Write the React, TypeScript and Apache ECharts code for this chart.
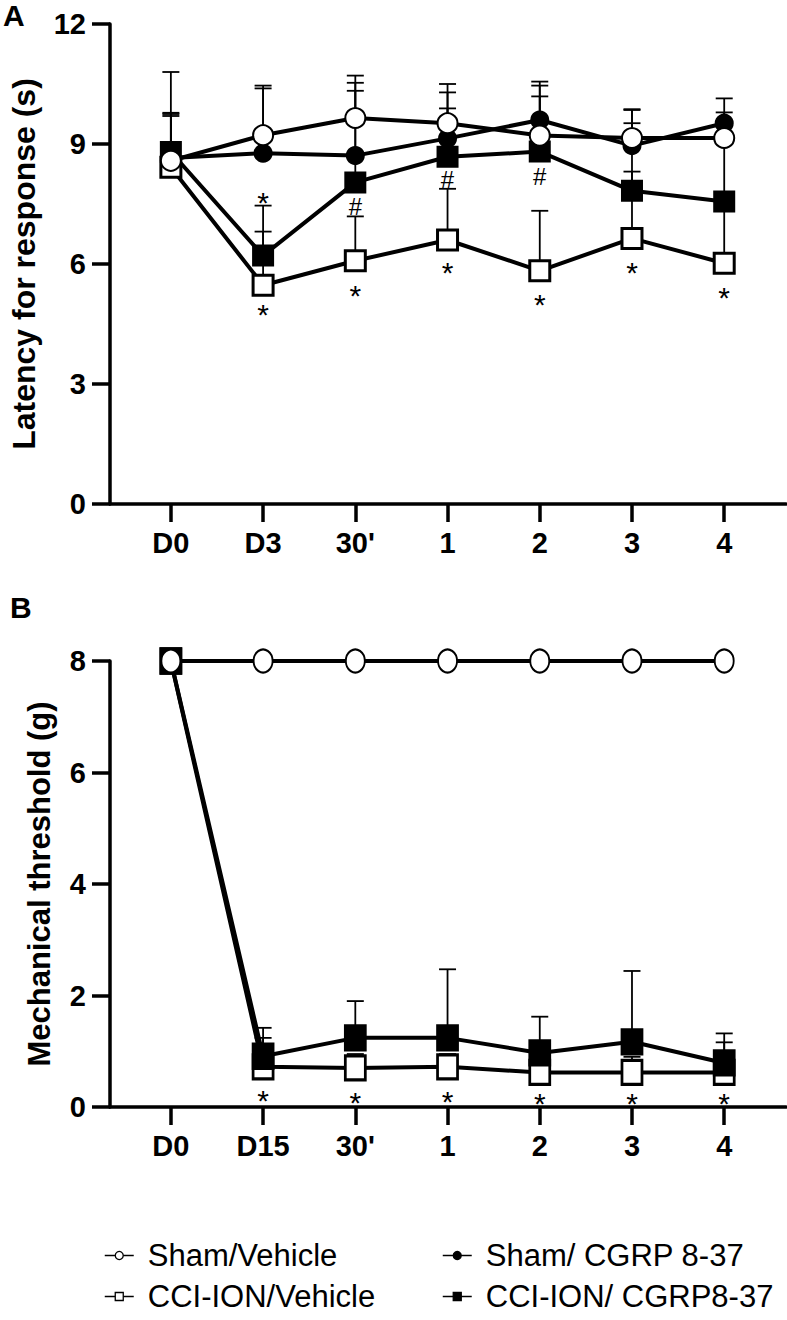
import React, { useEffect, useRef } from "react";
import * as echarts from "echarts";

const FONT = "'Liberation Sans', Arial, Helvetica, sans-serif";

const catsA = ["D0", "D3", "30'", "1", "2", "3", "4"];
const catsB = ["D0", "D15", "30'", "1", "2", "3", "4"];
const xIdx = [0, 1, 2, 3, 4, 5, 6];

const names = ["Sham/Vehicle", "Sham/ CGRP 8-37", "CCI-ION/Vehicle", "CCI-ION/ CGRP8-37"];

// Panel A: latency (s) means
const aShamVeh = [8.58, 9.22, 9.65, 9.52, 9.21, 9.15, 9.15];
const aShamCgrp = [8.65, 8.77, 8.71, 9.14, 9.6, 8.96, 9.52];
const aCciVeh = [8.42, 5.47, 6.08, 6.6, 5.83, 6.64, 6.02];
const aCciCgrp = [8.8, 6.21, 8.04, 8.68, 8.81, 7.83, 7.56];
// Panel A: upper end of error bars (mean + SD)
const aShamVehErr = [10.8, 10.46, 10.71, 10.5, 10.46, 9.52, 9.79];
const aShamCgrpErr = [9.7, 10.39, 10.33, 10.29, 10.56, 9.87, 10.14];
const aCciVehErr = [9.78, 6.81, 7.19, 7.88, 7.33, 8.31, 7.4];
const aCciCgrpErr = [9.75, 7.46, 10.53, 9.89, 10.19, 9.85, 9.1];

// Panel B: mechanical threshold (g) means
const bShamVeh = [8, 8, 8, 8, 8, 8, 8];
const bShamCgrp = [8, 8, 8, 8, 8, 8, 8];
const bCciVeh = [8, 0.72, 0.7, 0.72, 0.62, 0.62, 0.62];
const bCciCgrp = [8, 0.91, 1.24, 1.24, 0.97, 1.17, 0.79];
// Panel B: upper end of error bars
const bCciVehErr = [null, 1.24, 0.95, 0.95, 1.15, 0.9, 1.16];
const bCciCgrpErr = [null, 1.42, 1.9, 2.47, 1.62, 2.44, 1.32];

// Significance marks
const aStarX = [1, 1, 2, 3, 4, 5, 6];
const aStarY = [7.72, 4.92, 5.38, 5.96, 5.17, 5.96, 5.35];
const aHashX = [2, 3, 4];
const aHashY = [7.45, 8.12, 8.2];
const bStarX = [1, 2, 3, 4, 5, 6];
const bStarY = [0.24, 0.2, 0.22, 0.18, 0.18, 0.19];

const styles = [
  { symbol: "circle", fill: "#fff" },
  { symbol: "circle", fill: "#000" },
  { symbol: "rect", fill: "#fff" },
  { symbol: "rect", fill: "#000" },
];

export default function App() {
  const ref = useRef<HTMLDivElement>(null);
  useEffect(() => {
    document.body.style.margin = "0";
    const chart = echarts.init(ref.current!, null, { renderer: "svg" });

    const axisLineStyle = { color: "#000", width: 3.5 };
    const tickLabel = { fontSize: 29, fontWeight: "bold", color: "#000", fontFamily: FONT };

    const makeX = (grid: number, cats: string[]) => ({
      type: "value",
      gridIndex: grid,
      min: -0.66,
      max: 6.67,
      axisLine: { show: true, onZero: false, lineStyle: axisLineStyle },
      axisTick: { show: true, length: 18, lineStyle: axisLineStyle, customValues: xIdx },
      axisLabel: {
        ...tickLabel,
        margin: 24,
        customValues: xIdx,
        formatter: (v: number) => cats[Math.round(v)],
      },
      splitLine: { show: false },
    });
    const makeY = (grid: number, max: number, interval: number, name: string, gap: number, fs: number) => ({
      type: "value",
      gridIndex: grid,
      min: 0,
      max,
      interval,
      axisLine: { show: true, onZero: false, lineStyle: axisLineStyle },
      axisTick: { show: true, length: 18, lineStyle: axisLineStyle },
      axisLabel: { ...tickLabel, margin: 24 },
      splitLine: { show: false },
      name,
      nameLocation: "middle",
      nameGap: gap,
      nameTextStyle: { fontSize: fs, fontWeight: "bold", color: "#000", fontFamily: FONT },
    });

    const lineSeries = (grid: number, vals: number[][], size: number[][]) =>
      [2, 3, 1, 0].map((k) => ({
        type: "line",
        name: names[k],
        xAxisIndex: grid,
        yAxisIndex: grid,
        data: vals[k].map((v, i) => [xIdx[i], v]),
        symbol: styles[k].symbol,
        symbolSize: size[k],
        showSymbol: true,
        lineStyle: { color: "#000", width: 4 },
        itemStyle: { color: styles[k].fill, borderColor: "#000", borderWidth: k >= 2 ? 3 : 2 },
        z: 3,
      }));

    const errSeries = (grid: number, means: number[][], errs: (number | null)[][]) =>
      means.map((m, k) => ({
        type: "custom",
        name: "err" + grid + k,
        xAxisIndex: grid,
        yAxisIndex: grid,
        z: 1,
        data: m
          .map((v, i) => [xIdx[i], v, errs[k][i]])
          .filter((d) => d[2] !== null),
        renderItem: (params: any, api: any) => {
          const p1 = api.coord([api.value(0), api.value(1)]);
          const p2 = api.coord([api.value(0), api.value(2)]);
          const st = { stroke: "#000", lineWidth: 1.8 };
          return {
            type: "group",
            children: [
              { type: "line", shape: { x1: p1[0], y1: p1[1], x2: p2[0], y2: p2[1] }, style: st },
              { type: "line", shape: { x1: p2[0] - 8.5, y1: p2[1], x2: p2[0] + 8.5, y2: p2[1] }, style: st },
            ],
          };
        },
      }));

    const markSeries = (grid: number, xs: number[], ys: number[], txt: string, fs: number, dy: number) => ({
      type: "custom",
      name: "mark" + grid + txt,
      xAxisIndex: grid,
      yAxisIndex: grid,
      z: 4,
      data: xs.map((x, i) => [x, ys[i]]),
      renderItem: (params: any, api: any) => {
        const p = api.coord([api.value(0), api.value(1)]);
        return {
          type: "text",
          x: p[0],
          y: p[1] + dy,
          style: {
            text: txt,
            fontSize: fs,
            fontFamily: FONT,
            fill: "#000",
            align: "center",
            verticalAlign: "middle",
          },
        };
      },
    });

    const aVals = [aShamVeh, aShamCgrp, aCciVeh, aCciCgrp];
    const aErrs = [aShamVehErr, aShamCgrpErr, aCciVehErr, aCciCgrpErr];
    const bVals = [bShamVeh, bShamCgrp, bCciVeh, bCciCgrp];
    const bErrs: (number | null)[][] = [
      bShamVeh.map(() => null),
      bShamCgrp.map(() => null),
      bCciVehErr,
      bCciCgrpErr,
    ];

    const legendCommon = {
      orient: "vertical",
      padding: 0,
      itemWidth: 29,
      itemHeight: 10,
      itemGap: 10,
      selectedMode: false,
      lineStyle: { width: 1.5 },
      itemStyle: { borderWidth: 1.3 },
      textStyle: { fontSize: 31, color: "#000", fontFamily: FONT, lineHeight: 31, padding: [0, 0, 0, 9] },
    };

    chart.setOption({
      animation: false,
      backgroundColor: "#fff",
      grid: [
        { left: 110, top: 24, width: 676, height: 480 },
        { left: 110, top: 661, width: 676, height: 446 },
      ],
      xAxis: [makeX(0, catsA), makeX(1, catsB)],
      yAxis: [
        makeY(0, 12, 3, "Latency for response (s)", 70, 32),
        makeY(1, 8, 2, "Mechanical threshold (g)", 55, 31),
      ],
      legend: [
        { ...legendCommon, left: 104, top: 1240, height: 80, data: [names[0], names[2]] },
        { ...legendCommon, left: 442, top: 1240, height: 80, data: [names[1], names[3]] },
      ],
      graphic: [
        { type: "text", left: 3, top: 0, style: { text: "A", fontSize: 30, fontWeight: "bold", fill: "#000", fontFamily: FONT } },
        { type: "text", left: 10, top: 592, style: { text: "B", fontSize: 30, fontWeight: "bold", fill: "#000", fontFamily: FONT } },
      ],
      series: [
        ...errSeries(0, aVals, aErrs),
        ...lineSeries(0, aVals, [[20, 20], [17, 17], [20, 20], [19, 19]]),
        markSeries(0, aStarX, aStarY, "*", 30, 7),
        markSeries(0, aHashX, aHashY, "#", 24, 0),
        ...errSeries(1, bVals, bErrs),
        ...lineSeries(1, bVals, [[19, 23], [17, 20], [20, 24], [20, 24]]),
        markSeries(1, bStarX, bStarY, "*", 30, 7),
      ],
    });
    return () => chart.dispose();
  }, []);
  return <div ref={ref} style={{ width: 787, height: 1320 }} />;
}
══════
> [What you will do] Starting with the first line of the data above and ending with the line containing "const xIdx = [0, 1, 2, 3, 4, 5, 6];", please restate every line exactly, leaving images out.

> [The result]
Write the React, TypeScript and Apache ECharts code for this chart.
import React, { useEffect, useRef } from "react";
import * as echarts from "echarts";

const FONT = "'Liberation Sans', Arial, Helvetica, sans-serif";

const catsA = ["D0", "D3", "30'", "1", "2", "3", "4"];
const catsB = ["D0", "D15", "30'", "1", "2", "3", "4"];
const xIdx = [0, 1, 2, 3, 4, 5, 6];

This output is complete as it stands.